The UK riots hold warnings for Net Zero
We’ve had a week of depressing headlines here in the UK: the horrific murder of the most innocent kids doing the most innocent of things – a Taylor Swift-themed dance class – followed by a flurry of false rumours about the identity of the suspect, and then riots across the country as people express their ‘patriotism’ by throwing bricks at the Police, setting fire to a Citizens Advice Bureau and looting bath bombs from Lush. “We want our country back!” is the cry.
Nostalgia is an extremely powerful emotion that often overrides any rationale. Personally, I have a tendency to look back fondly on the 1990s – my partner and I were DINKies (dual income, no kids) who could pretty much do what we want, when we wanted, with plenty of spending money to do it, against the backdrop of Britpop-fuelled optimism. I have to keep reminding myself that those rose-tinted spectacles keep filtering out the horrors of war in the Balkans and the genocide in Rwanda and Burundi. Closer to home, the headlines were full of the crimes of Fred and Rose West, Harold Shipman and the murderers of James Bulger, to name but three. But those don’t come to mind as readily as the days of fun, sipping beers in the sun watching Pulp on a distant stage. Ah, the good ol’ days.
Going back to child safety. The current homocide rate in the UK is statistically identical to when I was a child in the 1970s/80s. [Early this morning, I saw a graph on Twitter showing that for children it is much safer today but I’ve been unable to track it down to verify it.] As always, road deaths run at about twice the murder rate, so if our rioters really wanted to protect children, they should really be campaigning for speed bumps and low traffic neighbourhoods.

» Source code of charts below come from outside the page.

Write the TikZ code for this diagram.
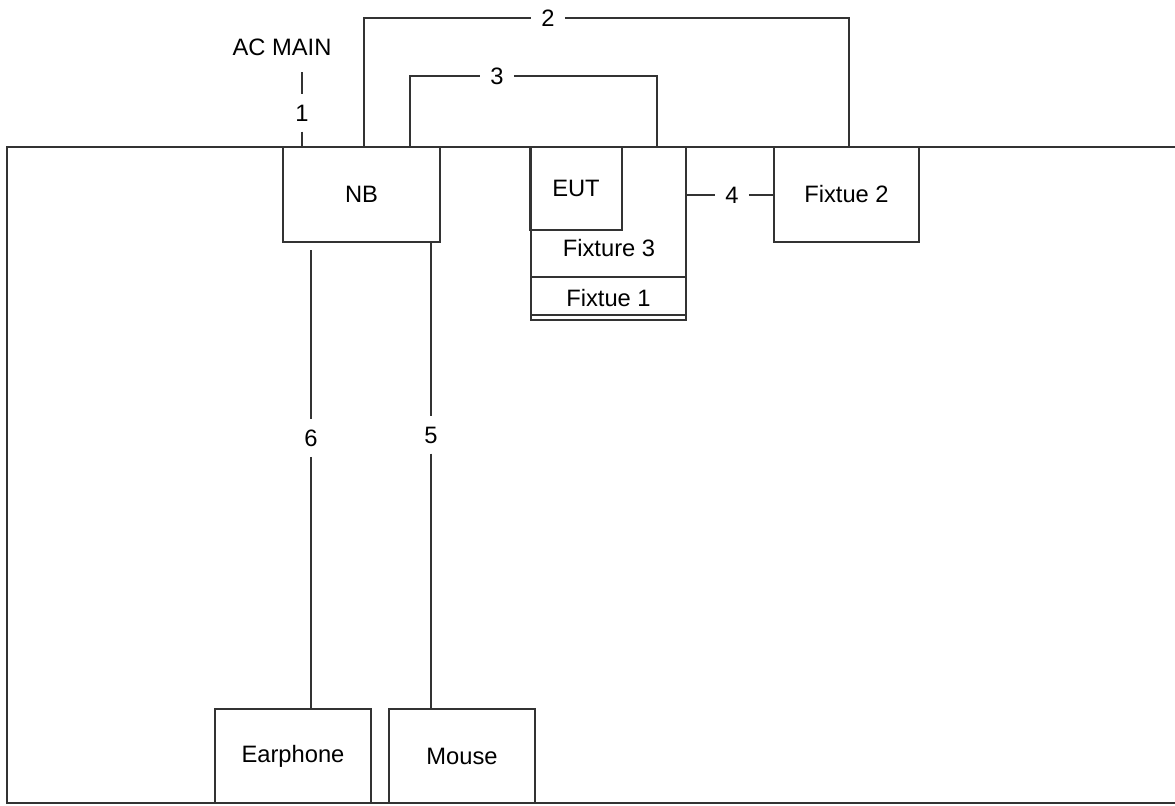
\documentclass[tikz,border=0pt]{standalone}
\usepackage{fontspec}
\setmainfont{Liberation Sans}
\usetikzlibrary{positioning, calc}

\begin{document}
\begin{tikzpicture}[
  x=0.02cm, y=-0.02cm,
  font=\fontsize{13.5}{16}\selectfont,
  box/.style={draw=black!80, line width=0.9pt, rectangle, inner sep=0pt},
  wire/.style={draw=black!80, line width=0.9pt},
  lbl/.style={inner sep=0.2cm}
]
\useasboundingbox (0,0) rectangle (1175,805);

% table outline
\draw[wire, line width=1.2pt] (1180,147) -- (7,147) -- (7,803) -- (1180,803);

% units on the table
\node[box, minimum width=3.14cm, minimum height=1.9cm] (nb) at (361.5,194.5) {NB};
\node[box, minimum width=3.1cm, minimum height=2.6cm] (fx3) at (608.5,212) {};
\node (fx3txt) at (609,248) {Fixture 3};
\node[box, minimum width=1.84cm, minimum height=1.66cm] (eut) at (576,188.5) {EUT};
\node[box, minimum width=3.1cm, minimum height=0.86cm] (fx1) at (608.5,298.5) {Fixtue 1};
\draw[wire] ($(fx1.south west)+(0,-6)$) -- ($(fx1.south east)+(0,-6)$);
\node[box, minimum width=2.9cm, minimum height=1.9cm] (fx2) at (846.5,194.5) {Fixtue 2};
\node[box, minimum width=3.12cm, minimum height=1.88cm] (ear) at (293,756) {Earphone};
\node[box, minimum width=2.92cm, minimum height=1.88cm] (mouse) at (462,756) {Mouse};

% power
\node (ac) at (282,47) {AC MAIN};
\coordinate (ac1) at (302,72);
\node[lbl] (l1) at (302,113) {1};
\draw[wire] (ac1) -- (l1) -- (l1 |- nb.north);

% cables
\coordinate (n2) at (364,147);
\coordinate (f2top) at (849,147);
\node[lbl] (l2) at (548,18) {2};
\draw[wire] (n2) |- (l2) -| (f2top);

\coordinate (n3) at (410,147);
\coordinate (f3top) at (657,147);
\node[lbl] (l3) at (497,76) {3};
\draw[wire] (n3) |- (l3) -| (f3top);

\node[lbl] (l4) at (732,195) {4};
\draw[wire] (fx3.east |- l4) -- (l4) -- (fx2.west |- l4);

\coordinate (n6) at (311,250);
\node[lbl] (l6) at (311,438) {6};
\draw[wire] (n6) -- (l6) -- (l6 |- ear.north);

\node[lbl] (l5) at (431,435) {5};
\draw[wire] (l5 |- nb.south) -- (l5) -- (l5 |- mouse.north);

\end{tikzpicture}
\end{document}
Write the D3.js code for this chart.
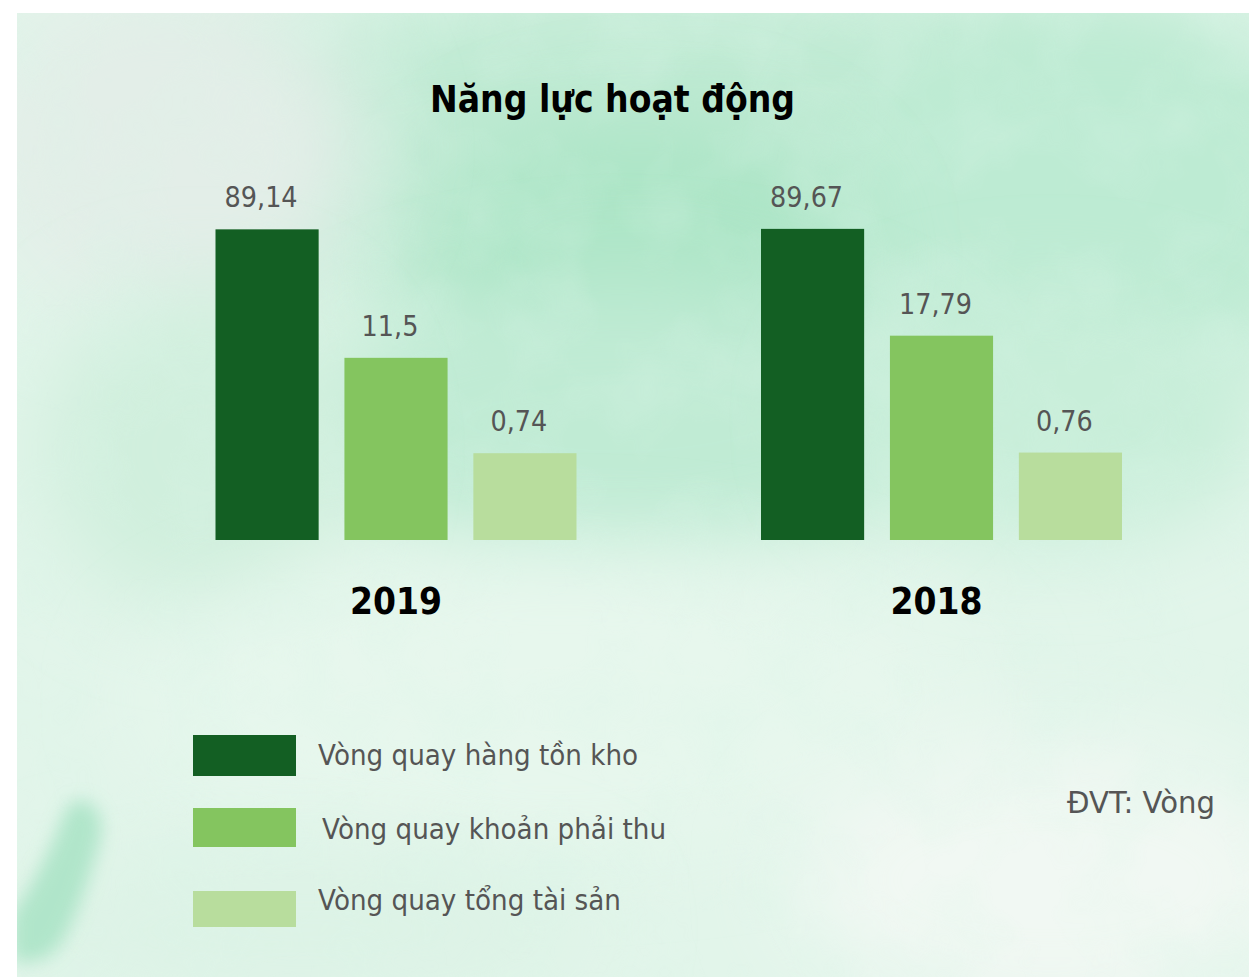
<!DOCTYPE html>
<html><head><meta charset="utf-8">
<script src="https://cdn.jsdelivr.net/npm/d3@7"></script>
<style>body{margin:0;background:#fff}svg{display:block}</style>
</head><body><svg id="c" width="1249" height="977"></svg>
<script>
// ---- data ----
const years = ["2019", "2018"];
const series = ["Vòng quay hàng tồn kho", "Vòng quay khoản phải thu", "Vòng quay tổng tài sản"];
const values2019 = [89.14, 11.5, 0.74];
const values2018 = [89.67, 17.79, 0.76];
const labels2019 = ["89,14", "11,5", "0,74"];
const labels2018 = ["89,67", "17,79", "0,76"];
const titleText = "Năng lực hoạt động";
const unitText = "ĐVT: Vòng";
const seriesColors = ["#135f23", "#84c55f", "#b8dd9d"];

const valuesByYear = {"2019": values2019, "2018": values2018};
const labelsByYear = {"2019": labels2019, "2018": labels2018};

const svg = d3.select("#c");
const W = 1249, H = 977;
const FONT = "Tahoma, 'DejaVu Sans', Verdana, sans-serif";

// ---- watercolor background ----
const defs = svg.append("defs");
defs.append("clipPath").attr("id", "bgclip").append("rect")
  .attr("x", 17).attr("y", 13).attr("width", W - 17).attr("height", H - 13);
const f = defs.append("filter").attr("id", "blur").attr("x", "-50%").attr("y", "-50%").attr("width", "200%").attr("height", "200%");
f.append("feGaussianBlur").attr("stdDeviation", 45);
const f2 = defs.append("filter").attr("id", "blur2").attr("x", "-50%").attr("y", "-50%").attr("width", "200%").attr("height", "200%");
f2.append("feGaussianBlur").attr("stdDeviation", 9);
const tx = defs.append("filter").attr("id", "tex");
tx.append("feTurbulence").attr("type", "fractalNoise").attr("baseFrequency", 0.012).attr("numOctaves", 3).attr("seed", 7).attr("result", "n");
tx.append("feColorMatrix").attr("type", "matrix")
  .attr("values", "0 0 0 0 0.70  0 0 0 0 0.91  0 0 0 0 0.80  0 0 0 -1.6 1.0");

const bg = svg.append("g").attr("clip-path", "url(#bgclip)");
bg.append("rect").attr("x", 17).attr("y", 13).attr("width", W).attr("height", H).attr("fill", "#e2f5ea");
const blobs = [
  {cx: 700, cy: 150, rx: 600, ry: 170, c: "#bfeAd3"},
  {cx: 1100, cy: 200, rx: 260, ry: 200, c: "#bdebd3"},
  {cx: 640, cy: 260, rx: 220, ry: 140, c: "#ace5c6"},
  {cx: 170, cy: 150, rx: 200, ry: 170, c: "#e3eee8"},
  {cx: 620, cy: 420, rx: 320, ry: 140, c: "#c0ebd4"},
  {cx: 1050, cy: 420, rx: 220, ry: 120, c: "#c8eed9"},
  {cx: 200, cy: 450, rx: 160, ry: 160, c: "#d0efdd"},
  {cx: 560, cy: 700, rx: 420, ry: 140, c: "#e7f7ed"},
  {cx: 1050, cy: 880, rx: 260, ry: 140, c: "#f1f8f3"},
  {cx: 300, cy: 930, rx: 300, ry: 80, c: "#ddf3e6"}
];
bg.selectAll("ellipse.b").data(blobs).join("ellipse").attr("class", "b")
  .attr("cx", d => d.cx).attr("cy", d => d.cy).attr("rx", d => d.rx).attr("ry", d => d.ry)
  .attr("fill", d => d.c).attr("filter", "url(#blur)");
bg.append("rect").attr("x", 17).attr("y", 13).attr("width", W).attr("height", H)
  .attr("filter", "url(#tex)").attr("opacity", 0.35);
// brush stroke bottom-left
bg.append("path").attr("d", "M80,800 C100,802 106,825 98,848 C88,880 78,915 60,945 C48,962 25,965 12,960 L12,915 C30,890 45,860 58,830 C64,812 70,800 80,800 Z")
  .attr("fill", "#a8e3c5").attr("filter", "url(#blur2)").attr("opacity", 0.85);

// ---- scales ----
const baseline = 540;
const x0 = d3.scalePoint().domain(years).range([396, 941.5]);
const x1 = d3.scaleBand().domain(d3.range(series.length)).range([-180.5, 180.5]).paddingInner(0.2);
// decorative compressed scale (bars in the reference are not linear)
const y = d3.scalePow().exponent(0.25).domain([0, 100]).range([baseline + 10, baseline - 320]);

function squeeze(sel, k) {
  sel.each(function() {
    const w = this.getComputedTextLength();
    d3.select(this).attr("textLength", w * k).attr("lengthAdjust", "spacingAndGlyphs");
  });
}
function fit(sel, width) {
  sel.attr("textLength", width).attr("lengthAdjust", "spacingAndGlyphs");
}

// ---- title ----
svg.append("text").attr("x", 612.5).attr("y", 112).attr("text-anchor", "middle")
  .attr("font-family", FONT).attr("font-weight", "bold").attr("font-size", 37).attr("fill", "#000")
  .text(titleText).call(fit, 365);

// ---- bars ----
const groups = svg.selectAll("g.year").data(years).join("g").attr("class", "year")
  .attr("transform", d => `translate(${x0(d)},0)`);
groups.selectAll("rect").data(yr => valuesByYear[yr].map((v, i) => ({v, i, yr})))
  .join("rect")
  .attr("x", d => x1(d.i)).attr("width", x1.bandwidth())
  .attr("y", d => y(d.v)).attr("height", d => baseline - y(d.v))
  .attr("fill", d => seriesColors[d.i]);
groups.selectAll("text.val").data(yr => valuesByYear[yr].map((v, i) => ({v, i, yr})))
  .join("text").attr("class", "val")
  .attr("x", d => x1(d.i) + x1.bandwidth() / 2 - 6).attr("y", d => y(d.v) - 22)
  .attr("text-anchor", "middle").attr("font-family", FONT).attr("font-size", 29).attr("fill", "#555")
  .text(d => labelsByYear[d.yr][d.i]).call(squeeze, 0.88);
groups.append("text").attr("class", "yr").attr("x", d => d === "2018" ? -5 : 0).attr("y", 614)
  .attr("text-anchor", "middle").attr("font-family", FONT).attr("font-weight", "bold").attr("font-size", 38).attr("fill", "#000")
  .text(d => d).call(fit, 92);

// ---- legend ----
const legY = [735, 808, 891], legH = [41, 39, 36], legTY = [765, 839, 910], legTX = [318, 322, 318];
const leg = svg.append("g");
leg.selectAll("rect").data(series).join("rect")
  .attr("x", 193).attr("y", (d, i) => legY[i]).attr("width", 103).attr("height", (d, i) => legH[i])
  .attr("fill", (d, i) => seriesColors[i]);
leg.selectAll("text").data(series).join("text")
  .attr("x", (d, i) => legTX[i]).attr("y", (d, i) => legTY[i])
  .attr("font-family", FONT).attr("font-size", 28.5).attr("fill", "#555")
  .text(d => d).call(squeeze, 0.92);

// ---- unit ----
svg.append("text").attr("x", 1067).attr("y", 813)
  .attr("font-family", FONT).attr("font-size", 30).attr("fill", "#555")
  .text(unitText).call(fit, 148);
</script></body></html>
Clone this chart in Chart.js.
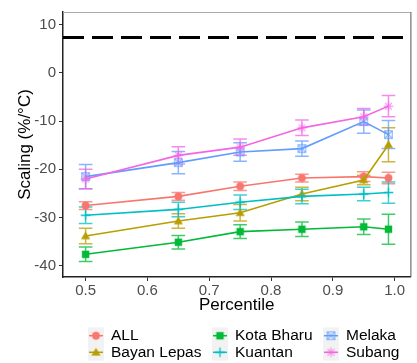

The point I’m trying to make here is that people act on emotion rather than statistics – we all do it, even you and me. And we have to be very aware that many of the same people currently pretending not to fan the flames of the riots are also trying to weaponise Net Zero as some kind of threat to the ordinary man and woman in the street. This is not a battle of facts, but a battle of emotion, of gut feeling and confirmation bias. We need to use Green Jujitsu and reframe Net Zero for each audience, whether that’s for energy security, for warmer homes, for cleaner air and, yes, for child safety (road safety, asthma etc) – whatever button works – because if we don’t make a compelling case for, some silver-tongued amoral rogue will make the case against.